Pittsburgh, the City of Champions. The city has seen its fair share of sports legends through the years – Mario Lemieux, Joe Green, Roberto Clemente, Arnold Palmer, and plenty more. While these icons have brought home countless pennants, trophies, and cups, there has been something missing from Pittsburgh’s trophy case for a long time: a gold medal
And not just any gold medal in particular: a rowing gold medal.
For while Pittsburgh may be known for its football, hockey, and baseball, there is a whole community of rowers, young and old, working silently and unnoticed in the background. Up before the crack of dawn, these athletes push their minds and bodies past their physical limit. Competing regionally and nationally, they have brought honor and accolades to their community and city.
However, due to a lack of presence at the Olympic Games and on the national team, the Steel City has never been viewed as a real contender. But thanks to one particular oarswoman, that stigma has changed forever. Amanda Polk is her name, and she is Pittsburgh’s newest sports star.
Polk, a native of Bloomfield, began her rowing career at Oakland Catholic High School. Rowing on the Allegheny River, Polk quickly excelled at the sport due to her athleticism and drive. By her senior year, she was already catching the attention of US Rowing and earning the right to compete at the World Junior Championships that summer. Though her crew did not medal, she attributes that race as the start of her Olympic dream.
After high school, she went on to row at the University of Notre Dame, where she helped her crew clinch the club’s first-ever bid to the NCAA Finals. Upon graduation, she continued to work with the national team, competing at the World Championships in the United States’ First 4+’s and First 8+’s.
While she was highly skilled and decorated, Polk failed to make the cut for the 2012 Olympic Games held in London, England. There she served as an alternate but did not get to compete.
Taking some time to soul search, Polk headed home to Pittsburgh. After careful consideration, she was determined to make her Olympic dream come true. She got to work, once again. Working out at Three Rivers Rowing Organization, the biggest rowing club in Pittsburgh, she inspired those around her with her positivity, humble nature, and determination.

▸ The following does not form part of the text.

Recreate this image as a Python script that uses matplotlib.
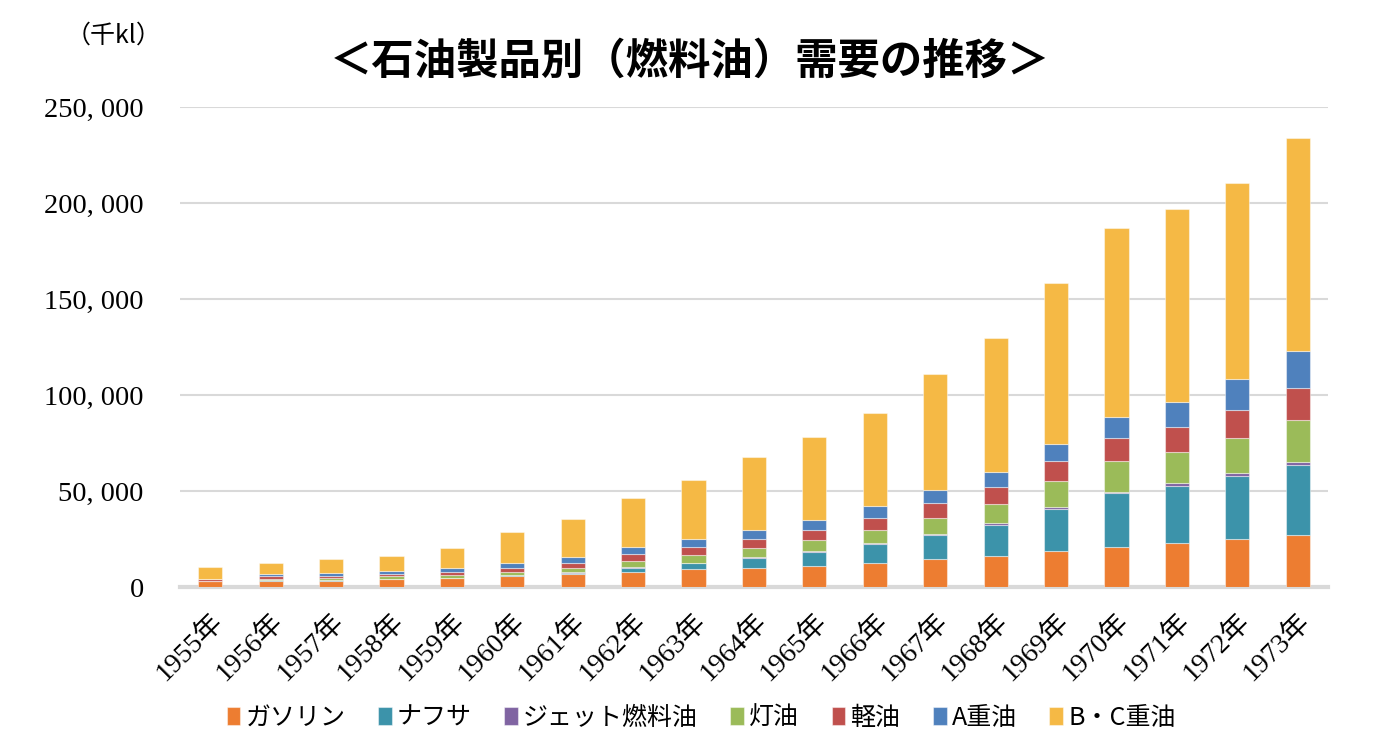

On Saturday, August 13, 2016, that hard work paid off and dreams became reality. Thousands of fans tuned in at 10 am to watch Amanda Polk and the rest of her crew blaze across the finish line and into Olympic history. The United States Women’s 8+ won its third consecutive Olympic gold medal and tenth consecutive world title that day, becoming one of the “greatest sports dynasties of all time.”
Arriving home, Polk received a well-deserved hero’s welcome. Young and old rowers alike gathered in awe to hear the face and heart of Pittsburgh rowing share her story, of the ups and downs she faced, and lessons she learned. She also told of the amazing support she had received from Pittsburgh, and how much it meant to her.
“I am honored to have represented my country, my family and my rowing community in Rio. Rowing is not considered a ‘mainstream sport,’ but it is one of the oldest Olympic sports. To come home to Pittsburgh and to the Three Rivers Rowing Association and share my boat’s accomplishment was all a part of my dream come true.”
Polk has reached her dream and now has inspired the next generation of Pittsburgh rowers to go after theirs. They may not always get the credit or attention they deserve, but they will never let that stop them.
Amanda Polk is confident that these kids will succeed.“High school and college can be a very overwhelming time in your life. It can be very simple, though. Make small goals in order to tackle your overall goal. It will take hard work, patience, and sacrifice. Ultimately, when that goal is reached, all of your efforts will feel worth it. Stay true to yourself. Never give up. Dreams DO come true!”
Pittsburgh has finally made it onto the rowing map, and it was all made possible by the amazing effort of one brave oarswoman.